As a Fellow we also commit to collaboration, a true fellowship. We are stronger together than any one person on their own. How do we gather and unify SMPS further? How can everyone be celebrated for their differences and not just their likeness? How do we best pool our experiences and resources to take it to the next level?

Those are some of the questions that will drive this next chapter.

Q: What passion drove you the most throughout your career that led you to become a Fellow?

A: That’s a good question. Curiosity and competitiveness? Ambition? I often talk about life-long learning and my passion for finding a better way to do things—a way that makes the journey that much more exciting and impactful. It’s my desire to continue to listen and learn, but a few of my super skills have contributed to finding some success along the way.

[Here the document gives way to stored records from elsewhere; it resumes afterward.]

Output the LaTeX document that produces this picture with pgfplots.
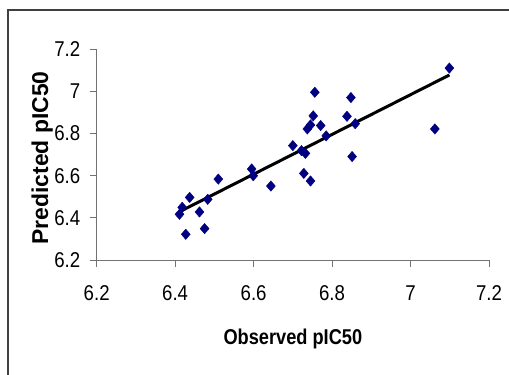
\documentclass[border=0pt]{standalone}
\usepackage{pgfplots}
\pgfplotsset{compat=1.18}
\usepackage{fontspec}
\setmainfont{Liberation Sans}
\newfontfamily\tickfont[FakeStretch=0.87]{Liberation Sans}
\newfontfamily\xlabfont[FakeStretch=0.85]{Liberation Sans}
\definecolor{navy}{RGB}{0,0,128}
\begin{document}
\begin{tikzpicture}
\useasboundingbox (0,0) rectangle (509bp,375bp);
\draw[line width=1.3bp, black!75] (8bp,0) -- (8bp,365bp) -- (509bp,365bp);
\begin{axis}[
  at={(96.7bp,115bp)}, anchor=south west,
  scale only axis, width=392.3bp, height=210.7bp,
  xmin=6.2, xmax=7.2, ymin=6.2, ymax=7.2,
  xtick={6.2,6.4,6.6,6.8,7,7.2},
  ytick={6.2,6.4,6.6,6.8,7,7.2},
  axis x line=bottom, axis y line=left,
  axis line style={-, black!55, line width=1bp},
  tick style={black!55, line width=1bp},
  tick align=outside, major tick length=7bp,
  /pgf/number format/assume math mode=true,
  ticklabel style={font=\tickfont\fontsize{21.5}{24}\selectfont},
  xticklabel style={yshift=-15bp},
  yticklabel style={xshift=-6bp},
  xlabel={Observed pIC50},
  ylabel={Predicted pIC50},
  xlabel style={font=\xlabfont\bfseries\fontsize{21.5}{24}\selectfont, at={(axis description cs:0.5,-0.375)}, anchor=center},
  ylabel style={font=\bfseries\fontsize{23}{26}\selectfont, at={(axis description cs:-0.139,0.484)}, anchor=center, rotate=0},
  clip=false,
]
\addplot[black, line width=3bp] coordinates {(6.411,6.429) (7.099,7.078)};
\addplot[only marks, mark=diamond*, mark size=5.2bp, color=navy, mark options={fill=navy, draw=navy, xscale=1.15}] coordinates {
(6.411,6.417) (6.418,6.450) (6.427,6.322) (6.437,6.497) (6.462,6.428)
(6.475,6.349) (6.483,6.488) (6.510,6.584) (6.595,6.632) (6.599,6.600)
(6.644,6.551) (6.700,6.743) (6.722,6.719) (6.732,6.706) (6.728,6.611)
(6.745,6.575) (6.737,6.822) (6.745,6.841) (6.752,6.884) (6.756,6.996)
(6.771,6.838) (6.785,6.789) (6.838,6.882) (6.848,6.971) (6.859,6.847)
(6.851,6.691) (7.062,6.822) (7.099,7.111)
};
\end{axis}
\end{tikzpicture}
\end{document}
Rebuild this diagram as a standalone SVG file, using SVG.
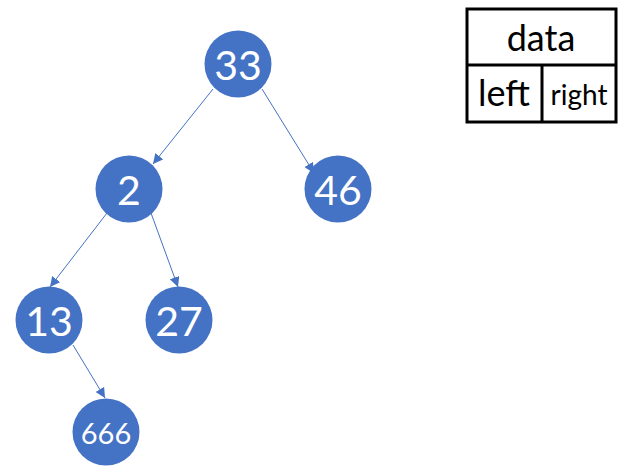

I have a knack and passion for bringing people together around a cause. WHAT we do and HOW we do it makes up the greatest opportunities to align and unify diverse groups to build meaningful community.

As a maximizer, thank you StrengthsFinder 2.0, I focus on strengths as a way to stimulate personal and group excellence. I seek to transform something strong into something superb.

I think differently. It’s one of my artsy quirks. But, it has helped solve problems by asking “How can a cross pollination of ideas or inversion of thoughts provide value?”

Q: Do you have any insights that you learned throughout your career that you would like to pass on to up-and-coming marketers and business developers?

  • Never stop learning.
  • Find yourself first. You have unique skills and insights that, once identified, can be nurtured to help you soar!
  • Know how your firm makes money.
  • Find ways to learn from those around you – site walks are really great opportunities for this.
  • At the end of the day, do work that you’re proud of.

Q: Using your extensive experience of the industry and new distinction as a Fellow, what trends do you see sticking that could affect the future of marketing and business development for the A/E/C?

A: I don’t have the answers, but hopefully I am able to help generate the right questions that we can begin to collectively solve.

There’s a lot of talk about AI. While I did not use AI to respond to these questions, it has been a part of my workflow to test ideas and draft thoughts. The biggest challenge with AI is related to a sea of sameness that already permeates through our industry, whether how firms talk about themselves or what our projects end up looking like. Differentiation will continue to be under attack with more tools and tricks to make delivery more efficient, but maximizing our opportunity to show uniqueness is something we must protect in the process.

Q: As a Fellow, do you have any goals that you would like to achieve with the SMPS Community?

A: I have been serving as an SMPS Foundation Trustee for the past two years. The Foundation’s research has been pivotal for my firm’s effectiveness in the marketplace and I am driven to redefine how we can use data in the everyday. There are parts of our industry that are still very antiquated and some that are more advanced technologically. What can we do to marry the two and not lose ourselves in the process? How can the Fellows and Foundation partner to move the research needle, so to speak?